* START *

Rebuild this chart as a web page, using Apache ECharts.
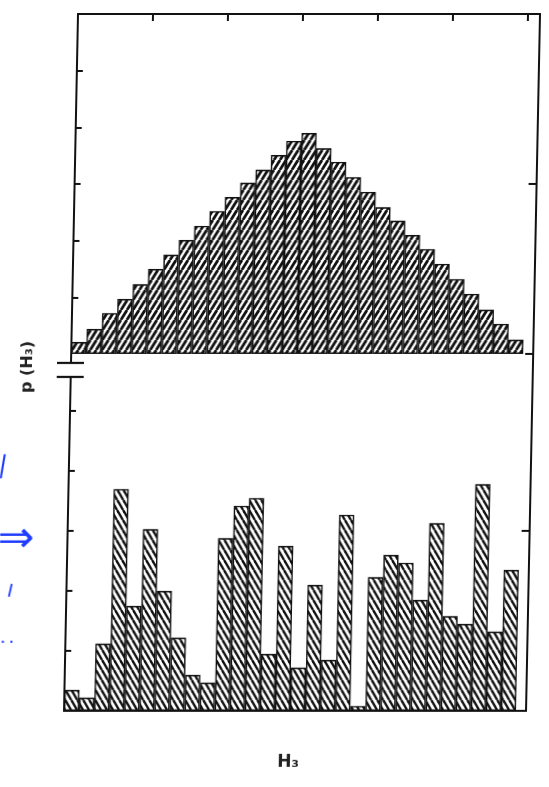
<!DOCTYPE html>
<html>
<head>
<meta charset="utf-8">
<script src="https://cdn.jsdelivr.net/npm/echarts@6/dist/echarts.min.js"></script>
<style>
  html, body { margin: 0; padding: 0; background: #fff; overflow: hidden; }
  /* the scanned figure is slightly sheared: left edge leans right towards the top */
  #chart { width: 549px; height: 787px; transform: skewX(-1.15deg); transform-origin: 0 363px; }
</style>
</head>
<body>
<div id="chart"></div>
<script>
// ---- data ----
const bins = ['1','2','3','4','5','6','7','8','9','10','11','12','13','14','15',
              '16','17','18','19','20','21','22','23','24','25','26','27','28','29','30'];
// upper histogram p(H3) (one axis tick = 10 units)
const upperValues = [2.1, 4.4, 7.2, 9.7, 12.3, 15.0, 17.5, 20.1, 22.6, 25.2,
                     27.7, 30.2, 32.5, 35.1, 37.6, 39.0, 36.3, 33.9, 31.2, 28.6,
                     25.9, 23.5, 21.0, 18.5, 15.9, 13.2, 10.6, 7.8, 5.3, 2.5];
// lower histogram p(H3)
const lowerValues = [3.5, 2.2, 11.2, 37.0, 17.5, 30.3, 20.0, 12.2, 6.0, 4.7,
                     28.8, 34.2, 35.5, 9.5, 27.5, 7.2, 21.0, 8.5, 32.7, 0.8,
                     22.3, 26.0, 24.7, 18.5, 31.3, 15.8, 14.5, 37.8, 13.2, 23.5];
const upperTicks = [10, 20, 30, 40, 50];
const lowerTicks = [10, 20, 30, 40, 50];
const topTicks = [1, 2, 3, 4, 5, 6];
const xName = 'H₃';
const yName = 'p (H₃)';

// ---- hatch patterns ----
function hatch(dir, lw) {
  const w = 6, h = 10;
  const c = document.createElement('canvas');
  c.width = w; c.height = h;
  const g = c.getContext('2d');
  g.fillStyle = '#fff';
  g.fillRect(0, 0, w, h);
  g.strokeStyle = '#111';
  g.lineWidth = lw;
  for (const o of [-w, 0, w]) {
    g.beginPath();
    if (dir > 0) { g.moveTo(o, h); g.lineTo(o + w, 0); }
    else { g.moveTo(o, 0); g.lineTo(o + w, h); }
    g.stroke();
  }
  return c;
}
const upHatch = { image: hatch(1, 2.8), repeat: 'repeat' };
const downHatch = { image: hatch(-1, 2.4), repeat: 'repeat' };

const ink = '#111';
const line = { show: true, onZero: false, lineStyle: { color: ink, width: 2 } };
const noLine = { show: false, onZero: false };
const noLabel = { show: false };
const noSplit = { show: false };

const chart = echarts.init(document.getElementById('chart'));
chart.setOption({
  animation: false,
  backgroundColor: '#fff',
  grid: [
    { left: 71, right: 16, top: 14, bottom: 76 },          // frame
    { left: 71, width: 452, top: 14, height: 340 },         // upper histogram
    { left: 71, width: 452, top: 377, bottom: 76 }          // lower histogram
  ],
  xAxis: [
    { gridIndex: 0, type: 'value', position: 'top', min: 0, max: 6.16, interval: 1,
      axisLine: line, axisLabel: noLabel, splitLine: noSplit,
      axisTick: { show: true, inside: true, length: 7, customValues: topTicks,
                  lineStyle: { color: ink, width: 2 } } },
    { gridIndex: 0, type: 'value', position: 'bottom', min: 0, max: 1,
      axisLine: line, axisLabel: noLabel, splitLine: noSplit, axisTick: { show: false } },
    { gridIndex: 1, type: 'category', data: bins, show: false, axisLine: noLine },
    { gridIndex: 2, type: 'category', data: bins, show: false, axisLine: noLine }
  ],
  yAxis: [
    { gridIndex: 0, type: 'value', position: 'right', min: 0, max: 1,
      axisLine: line, axisLabel: noLabel, splitLine: noSplit, axisTick: { show: false } },
    { gridIndex: 1, type: 'value', position: 'left', min: 0, max: 60, interval: 10,
      axisLine: line, axisLabel: noLabel, splitLine: noSplit,
      axisTick: { show: true, inside: true, length: 6, customValues: upperTicks,
                  lineStyle: { color: ink, width: 2 } } },
    { gridIndex: 1, type: 'value', position: 'right', offset: 10, min: 0, max: 60, interval: 10,
      axisLine: noLine, axisLabel: noLabel, splitLine: noSplit,
      axisTick: { show: true, inside: true, length: 8, customValues: [0, 30],
                  lineStyle: { color: ink, width: 2 } } },
    { gridIndex: 2, type: 'value', position: 'left', min: 0, max: 55.7, interval: 10,
      axisLine: line, axisLabel: noLabel, splitLine: noSplit,
      axisTick: { show: true, inside: true, length: 6, customValues: lowerTicks,
                  lineStyle: { color: ink, width: 2 } } },
    { gridIndex: 2, type: 'value', position: 'right', offset: 10, min: 0, max: 55.7, interval: 10,
      axisLine: noLine, axisLabel: noLabel, splitLine: noSplit,
      axisTick: { show: true, inside: true, length: 8, customValues: [30],
                  lineStyle: { color: ink, width: 2 } } }
  ],
  series: [
    { type: 'bar', xAxisIndex: 2, yAxisIndex: 1, data: upperValues,
      barCategoryGap: '0%', silent: true,
      itemStyle: { color: upHatch, borderColor: ink, borderWidth: 1.4 } },
    { type: 'bar', xAxisIndex: 3, yAxisIndex: 3, data: lowerValues,
      barCategoryGap: '0%', silent: true,
      itemStyle: { color: downHatch, borderColor: ink, borderWidth: 1.4 } }
  ],
  graphic: [
    // axis break on the left axis
    { type: 'line', shape: { x1: 71, y1: 353, x2: 71, y2: 363 }, style: { stroke: ink, lineWidth: 2 } },
    { type: 'line', shape: { x1: 57, y1: 363, x2: 84, y2: 363 }, style: { stroke: ink, lineWidth: 2.2 } },
    { type: 'line', shape: { x1: 57, y1: 377, x2: 84, y2: 377 }, style: { stroke: ink, lineWidth: 2.2 } },
    // axis titles
    { type: 'text', x: 28, y: 367, rotation: Math.PI / 2,
      style: { text: yName, fontSize: 16, fontWeight: 'bold', fontFamily: 'DejaVu Sans',
               fill: '#222', align: 'center', verticalAlign: 'middle' } },
    { type: 'text', x: 296, y: 763,
      style: { text: xName, fontSize: 17, fontWeight: 'bold', fontFamily: 'DejaVu Sans',
               fill: '#222', align: 'center', verticalAlign: 'middle' } },
    // blue handwritten marks
    { type: 'text', x: 5, y: 466, rotation: -0.15,
      style: { text: '|', fontSize: 26, fill: '#1f3cff', align: 'center', verticalAlign: 'middle' } },
    { type: 'text', x: 19, y: 540,
      style: { text: '⇒', fontSize: 44, fill: '#1f3cff', align: 'center', verticalAlign: 'middle' } },
    { type: 'text', x: 15, y: 590, rotation: -0.2,
      style: { text: '|', fontSize: 14, fontWeight: 'bold', fill: '#1f3cff', align: 'center', verticalAlign: 'middle' } },
    { type: 'text', x: 13, y: 643,
      style: { text: '· ·', fontSize: 14, fontWeight: 'bold', fill: '#1f3cff', align: 'center', verticalAlign: 'middle' } }
  ]
});
</script>
</body>
</html>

* END *

• _WHAT THE TASK ASKS_: Each line of the data should be quoted exactly, with pictures left out.

• _FULL OUTPUT_:
Rebuild this chart as a web page, using Apache ECharts.
<!DOCTYPE html>
<html>
<head>
<meta charset="utf-8">
<script src="https://cdn.jsdelivr.net/npm/echarts@6/dist/echarts.min.js"></script>
<style>
  html, body { margin: 0; padding: 0; background: #fff; overflow: hidden; }
  /* the scanned figure is slightly sheared: left edge leans right towards the top */
  #chart { width: 549px; height: 787px; transform: skewX(-1.15deg); transform-origin: 0 363px; }
</style>
</head>
<body>
<div id="chart"></div>
<script>
// ---- data ----
const bins = ['1','2','3','4','5','6','7','8','9','10','11','12','13','14','15',
              '16','17','18','19','20','21','22','23','24','25','26','27','28','29','30'];
// upper histogram p(H3) (one axis tick = 10 units)
const upperValues = [2.1, 4.4, 7.2, 9.7, 12.3, 15.0, 17.5, 20.1, 22.6, 25.2,
                     27.7, 30.2, 32.5, 35.1, 37.6, 39.0, 36.3, 33.9, 31.2, 28.6,
                     25.9, 23.5, 21.0, 18.5, 15.9, 13.2, 10.6, 7.8, 5.3, 2.5];
// lower histogram p(H3)
const lowerValues = [3.5, 2.2, 11.2, 37.0, 17.5, 30.3, 20.0, 12.2, 6.0, 4.7,
                     28.8, 34.2, 35.5, 9.5, 27.5, 7.2, 21.0, 8.5, 32.7, 0.8,
                     22.3, 26.0, 24.7, 18.5, 31.3, 15.8, 14.5, 37.8, 13.2, 23.5];
const upperTicks = [10, 20, 30, 40, 50];
const lowerTicks = [10, 20, 30, 40, 50];
const topTicks = [1, 2, 3, 4, 5, 6];
const xName = 'H₃';
const yName = 'p (H₃)';

// ---- hatch patterns ----
function hatch(dir, lw) {
  const w = 6, h = 10;
  const c = document.createElement('canvas');
  c.width = w; c.height = h;
  const g = c.getContext('2d');
  g.fillStyle = '#fff';
  g.fillRect(0, 0, w, h);
  g.strokeStyle = '#111';
  g.lineWidth = lw;
  for (const o of [-w, 0, w]) {
    g.beginPath();
    if (dir > 0) { g.moveTo(o, h); g.lineTo(o + w, 0); }
    else { g.moveTo(o, 0); g.lineTo(o + w, h); }
    g.stroke();
  }
  return c;
}
const upHatch = { image: hatch(1, 2.8), repeat: 'repeat' };
const downHatch = { image: hatch(-1, 2.4), repeat: 'repeat' };

const ink = '#111';
const line = { show: true, onZero: false, lineStyle: { color: ink, width: 2 } };
const noLine = { show: false, onZero: false };
const noLabel = { show: false };
const noSplit = { show: false };

const chart = echarts.init(document.getElementById('chart'));
chart.setOption({
  animation: false,
  backgroundColor: '#fff',
  grid: [
    { left: 71, right: 16, top: 14, bottom: 76 },          // frame
    { left: 71, width: 452, top: 14, height: 340 },         // upper histogram
    { left: 71, width: 452, top: 377, bottom: 76 }          // lower histogram
  ],
  xAxis: [
    { gridIndex: 0, type: 'value', position: 'top', min: 0, max: 6.16, interval: 1,
      axisLine: line, axisLabel: noLabel, splitLine: noSplit,
      axisTick: { show: true, inside: true, length: 7, customValues: topTicks,
                  lineStyle: { color: ink, width: 2 } } },
    { gridIndex: 0, type: 'value', position: 'bottom', min: 0, max: 1,
      axisLine: line, axisLabel: noLabel, splitLine: noSplit, axisTick: { show: false } },
    { gridIndex: 1, type: 'category', data: bins, show: false, axisLine: noLine },
    { gridIndex: 2, type: 'category', data: bins, show: false, axisLine: noLine }
  ],
  yAxis: [
    { gridIndex: 0, type: 'value', position: 'right', min: 0, max: 1,
      axisLine: line, axisLabel: noLabel, splitLine: noSplit, axisTick: { show: false } },
    { gridIndex: 1, type: 'value', position: 'left', min: 0, max: 60, interval: 10,
      axisLine: line, axisLabel: noLabel, splitLine: noSplit,
      axisTick: { show: true, inside: true, length: 6, customValues: upperTicks,
                  lineStyle: { color: ink, width: 2 } } },
    { gridIndex: 1, type: 'value', position: 'right', offset: 10, min: 0, max: 60, interval: 10,
      axisLine: noLine, axisLabel: noLabel, splitLine: noSplit,
      axisTick: { show: true, inside: true, length: 8, customValues: [0, 30],
                  lineStyle: { color: ink, width: 2 } } },
    { gridIndex: 2, type: 'value', position: 'left', min: 0, max: 55.7, interval: 10,
      axisLine: line, axisLabel: noLabel, splitLine: noSplit,
      axisTick: { show: true, inside: true, length: 6, customValues: lowerTicks,
                  lineStyle: { color: ink, width: 2 } } },
    { gridIndex: 2, type: 'value', position: 'right', offset: 10, min: 0, max: 55.7, interval: 10,
      axisLine: noLine, axisLabel: noLabel, splitLine: noSplit,
      axisTick: { show: true, inside: true, length: 8, customValues: [30],
                  lineStyle: { color: ink, width: 2 } } }
  ],
  series: [
    { type: 'bar', xAxisIndex: 2, yAxisIndex: 1, data: upperValues,
      barCategoryGap: '0%', silent: true,
      itemStyle: { color: upHatch, borderColor: ink, borderWidth: 1.4 } },
    { type: 'bar', xAxisIndex: 3, yAxisIndex: 3, data: lowerValues,
      barCategoryGap: '0%', silent: true,
      itemStyle: { color: downHatch, borderColor: ink, borderWidth: 1.4 } }
  ],
  graphic: [
    // axis break on the left axis
    { type: 'line', shape: { x1: 71, y1: 353, x2: 71, y2: 363 }, style: { stroke: ink, lineWidth: 2 } },
    { type: 'line', shape: { x1: 57, y1: 363, x2: 84, y2: 363 }, style: { stroke: ink, lineWidth: 2.2 } },
    { type: 'line', shape: { x1: 57, y1: 377, x2: 84, y2: 377 }, style: { stroke: ink, lineWidth: 2.2 } },
    // axis titles
    { type: 'text', x: 28, y: 367, rotation: Math.PI / 2,
      style: { text: yName, fontSize: 16, fontWeight: 'bold', fontFamily: 'DejaVu Sans',
               fill: '#222', align: 'center', verticalAlign: 'middle' } },
    { type: 'text', x: 296, y: 763,
      style: { text: xName, fontSize: 17, fontWeight: 'bold', fontFamily: 'DejaVu Sans',
               fill: '#222', align: 'center', verticalAlign: 'middle' } },
    // blue handwritten marks
    { type: 'text', x: 5, y: 466, rotation: -0.15,
      style: { text: '|', fontSize: 26, fill: '#1f3cff', align: 'center', verticalAlign: 'middle' } },
    { type: 'text', x: 19, y: 540,
      style: { text: '⇒', fontSize: 44, fill: '#1f3cff', align: 'center', verticalAlign: 'middle' } },
    { type: 'text', x: 15, y: 590, rotation: -0.2,
      style: { text: '|', fontSize: 14, fontWeight: 'bold', fill: '#1f3cff', align: 'center', verticalAlign: 'middle' } },
    { type: 'text', x: 13, y: 643,
      style: { text: '· ·', fontSize: 14, fontWeight: 'bold', fill: '#1f3cff', align: 'center', verticalAlign: 'middle' } }
  ]
});
</script>
</body>
</html>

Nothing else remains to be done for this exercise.